• [Problem description]
Reproduce the material below line by line, beginning with its first line and ending with the line that contains "plt.rcParams['font.family'] = ['Liberation"; leave out pictures.

• [Provided data]
........
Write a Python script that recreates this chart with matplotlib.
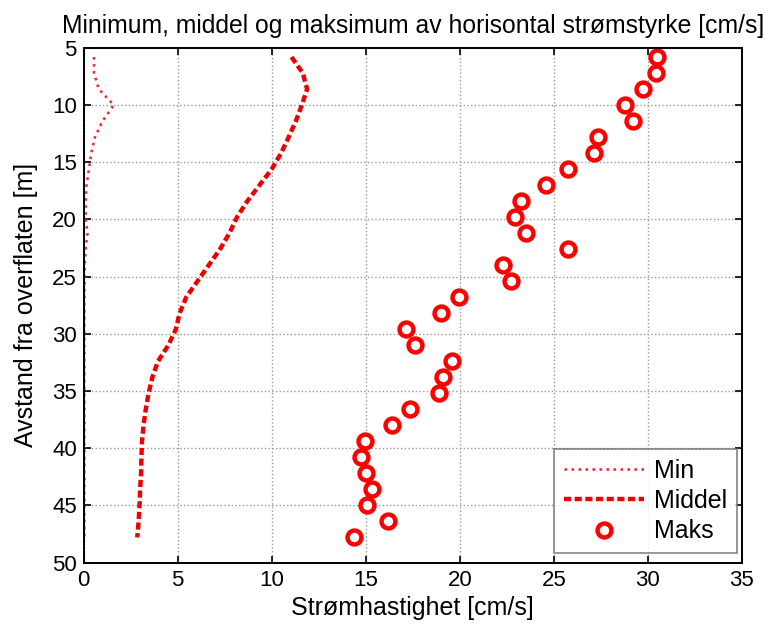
import matplotlib
matplotlib.use("Agg")
import matplotlib.pyplot as plt

plt.rcParams['font.family'] = ['Liberation Sans', 'DejaVu Sans']

depth = [5.8, 7.2, 8.6, 10.0, 11.4, 12.8, 14.2, 15.6, 17.0, 18.4, 19.8, 21.2,
         22.6, 24.0, 25.4, 26.8, 28.2, 29.6, 31.0, 32.4, 33.8, 35.2, 36.6, 38.0,
         39.4, 40.8, 42.2, 43.6, 45.0, 46.4, 47.8]
v_min = [0.55, 0.55, 0.8, 1.6, 1.0, 0.6, 0.4, 0.28, 0.15, 0.1, 0.1, 0.2,
         0.1, 0.05, 0.04, 0.03, 0.03, 0.03, 0.03, 0.03, 0.03, 0.03, 0.03, 0.03,
         0.03, 0.03, 0.03, 0.03, 0.03, 0.03, 0.03]
v_mean = [11.05, 11.65, 11.88, 11.6, 11.28, 10.9, 10.5, 10.0, 9.35, 8.7, 8.15, 7.75,
          7.25, 6.65, 6.05, 5.45, 5.1, 4.9, 4.5, 3.95, 3.65, 3.45, 3.3, 3.18,
          3.1, 3.07, 3.05, 3.0, 2.97, 2.92, 2.85]
v_max = [30.46, 30.43, 29.75, 28.8, 29.2, 27.34, 27.13, 25.74, 24.59, 23.24, 22.93, 23.5,
         25.76, 22.3, 22.7, 19.97, 18.99, 17.14, 17.64, 19.56, 19.13, 18.88, 17.34, 16.4,
         14.95, 14.73, 15.0, 15.34, 15.04, 16.17, 14.38]

xticks = [0, 5, 10, 15, 20, 25, 30, 35]
yticks = [5, 10, 15, 20, 25, 30, 35, 40, 45, 50]

fig = plt.figure(figsize=(7.68, 6.3), dpi=100)
ax = fig.add_axes([0.109, 0.107, 0.857, 0.817])

ax.plot(v_min, depth, linestyle=':', color='#e8303c', lw=1.9, label='Min')
ax.plot(v_mean, depth, linestyle=(0, (1.6, 0.8)), color='#ee0000', lw=3.2, label='Middel')
ax.plot(v_max, depth, linestyle='none', marker='o', markersize=10, markerfacecolor='white',
        markeredgecolor='#ff0000', markeredgewidth=3.2, label='Maks')

ax.set_xlim(0, 35)
ax.set_ylim(50, 5)
ax.set_xticks(xticks)
ax.set_yticks(yticks)
ax.tick_params(direction='in', top=True, right=True, labelsize=16, length=5, width=1.2, pad=5)
ax.grid(True, linestyle=':', color='#999999', lw=1.0)
for s in ax.spines.values():
    s.set_linewidth(1.4)

ax.set_title('Minimum, middel og maksimum av horisontal strømstyrke [cm/s]', fontsize=17.8, pad=11)
ax.set_xlabel('Strømhastighet [cm/s]', fontsize=18, labelpad=4)
ax.set_ylabel('Avstand fra overflaten [m]', fontsize=18, labelpad=10)

leg = ax.legend(loc='lower right', bbox_to_anchor=(0.9924, 0.018), borderaxespad=0,
                fontsize=18, frameon=True, fancybox=False, edgecolor='#666666',
                handlelength=3.2, handletextpad=0.4, borderpad=0.4, labelspacing=0.25)
leg.get_frame().set_linewidth(1.2)

fig.savefig('out.png', dpi=100)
........
• [Full solution]
Write a Python script that recreates this chart with matplotlib.
import matplotlib
matplotlib.use("Agg")
import matplotlib.pyplot as plt

plt.rcParams['font.family'] = ['Liberation Sans', 'DejaVu Sans']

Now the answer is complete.